* [Your task] Print, word for word, the opening line of the data below and every line after it through the line that contains "var colors = ['#0072BD', '#D95319', '#EDB120', '#7E2F8E'];", but not the pictures.

########################################

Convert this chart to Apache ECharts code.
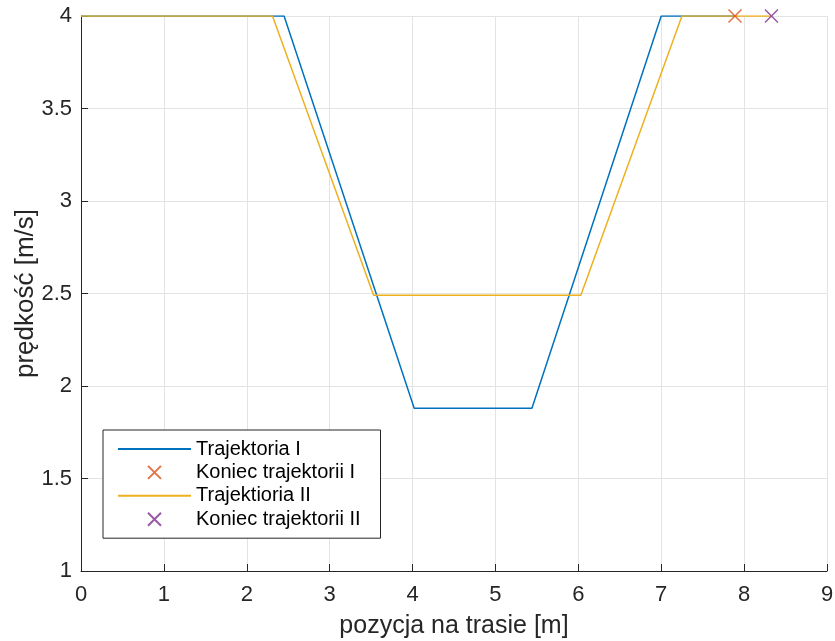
<!DOCTYPE html>
<html>
<head>
<meta charset="utf-8">
<script src="https://cdn.jsdelivr.net/npm/echarts@6/dist/echarts.min.js"></script>
<style>
  html, body { margin: 0; padding: 0; background: #fff; }
  #main { width: 835px; height: 641px; }
</style>
</head>
<body>
<div id="main"></div>
<script>
// trajektoria I
var pos1 = [0, 2.45, 4.02, 5.44, 7.0, 7.89];
var vel1 = [4, 4, 1.88, 1.88, 4, 4];
var end1 = [7.89, 4];
// trajektoria II
var pos2 = [0, 2.31, 3.53, 6.03, 7.25, 8.33];
var vel2 = [4, 4, 2.49, 2.49, 4, 4];
var end2 = [8.33, 4];

var names = ['Trajektoria I', 'Koniec trajektorii I', 'Trajektioria II', 'Koniec trajektorii II'];
var colors = ['#0072BD', '#D95319', '#EDB120', '#7E2F8E'];

function pairs(xs, ys) {
  return xs.map(function (x, i) { return [x, ys[i]]; });
}

var cross = 'path://M0,0L10,10M10,0L0,10';

var chart = echarts.init(document.getElementById('main'));

var option = {
  backgroundColor: '#fff',
  animation: false,
  color: colors,
  textStyle: { fontFamily: 'Liberation Sans' },
  grid: { left: 81, right: 8, top: 16, bottom: 70, outerBoundsMode: 'none' },
  legend: {
    orient: 'vertical',
    left: 103,
    top: 430,
    padding: [9, 20, 9, 14],
    itemWidth: 73,
    itemHeight: 13,
    itemGap: 3.4,
    borderColor: '#262626',
    borderWidth: 1,
    backgroundColor: '#fff',
    textStyle: { fontSize: 20, color: '#000' },
    data: [
      { name: names[0], itemStyle: { opacity: 0 } },
      names[1],
      { name: names[2], itemStyle: { opacity: 0 } },
      names[3]
    ]
  },
  xAxis: {
    type: 'value',
    min: 0,
    max: 9,
    interval: 1,
    name: 'pozycja na trasie [m]',
    nameLocation: 'middle',
    nameGap: 43,
    nameMoveOverlap: false,
    nameTextStyle: { fontSize: 25, color: '#262626' },
    axisLine: { onZero: false, lineStyle: { color: '#262626', width: 1 } },
    axisTick: { inside: true, length: 7, lineStyle: { color: '#262626' } },
    axisLabel: { fontSize: 22, color: '#262626', margin: 13 },
    splitLine: { show: true, lineStyle: { color: '#e3e3e3', width: 1 } }
  },
  yAxis: {
    type: 'value',
    min: 1,
    max: 4,
    interval: 0.5,
    name: 'prędkość [m/s]',
    nameLocation: 'middle',
    nameGap: 42,
    nameMoveOverlap: false,
    nameTextStyle: { fontSize: 26, color: '#262626' },
    axisLine: { show: true, onZero: false, lineStyle: { color: '#262626', width: 1 } },
    axisTick: { show: true, inside: true, length: 7, lineStyle: { color: '#262626' } },
    axisLabel: { fontSize: 22, color: '#262626', margin: 9 },
    splitLine: { show: true, lineStyle: { color: '#e3e3e3', width: 1 } }
  },
  series: [
    {
      name: names[0],
      type: 'line',
      data: pairs(pos1, vel1),
      symbol: 'none',
      lineStyle: { width: 1.5, color: colors[0] },
      itemStyle: { color: colors[0] }
    },
    {
      name: names[1],
      type: 'scatter',
      data: [end1],
      symbol: cross,
      symbolSize: 13,
      z: 5,
      itemStyle: { color: colors[1], borderColor: colors[1], borderWidth: 1.5 }
    },
    {
      name: names[2],
      type: 'line',
      data: pairs(pos2, vel2),
      symbol: 'none',
      lineStyle: { width: 1.5, color: colors[2] },
      itemStyle: { color: colors[2] }
    },
    {
      name: names[3],
      type: 'scatter',
      data: [end2],
      symbol: cross,
      symbolSize: 13,
      z: 5,
      itemStyle: { color: colors[3], borderColor: colors[3], borderWidth: 1.5 }
    }
  ]
};

chart.setOption(option);
</script>
</body>
</html>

########################################

* [Exercise response]
Convert this chart to Apache ECharts code.
<!DOCTYPE html>
<html>
<head>
<meta charset="utf-8">
<script src="https://cdn.jsdelivr.net/npm/echarts@6/dist/echarts.min.js"></script>
<style>
  html, body { margin: 0; padding: 0; background: #fff; }
  #main { width: 835px; height: 641px; }
</style>
</head>
<body>
<div id="main"></div>
<script>
// trajektoria I
var pos1 = [0, 2.45, 4.02, 5.44, 7.0, 7.89];
var vel1 = [4, 4, 1.88, 1.88, 4, 4];
var end1 = [7.89, 4];
// trajektoria II
var pos2 = [0, 2.31, 3.53, 6.03, 7.25, 8.33];
var vel2 = [4, 4, 2.49, 2.49, 4, 4];
var end2 = [8.33, 4];

var names = ['Trajektoria I', 'Koniec trajektorii I', 'Trajektioria II', 'Koniec trajektorii II'];
var colors = ['#0072BD', '#D95319', '#EDB120', '#7E2F8E'];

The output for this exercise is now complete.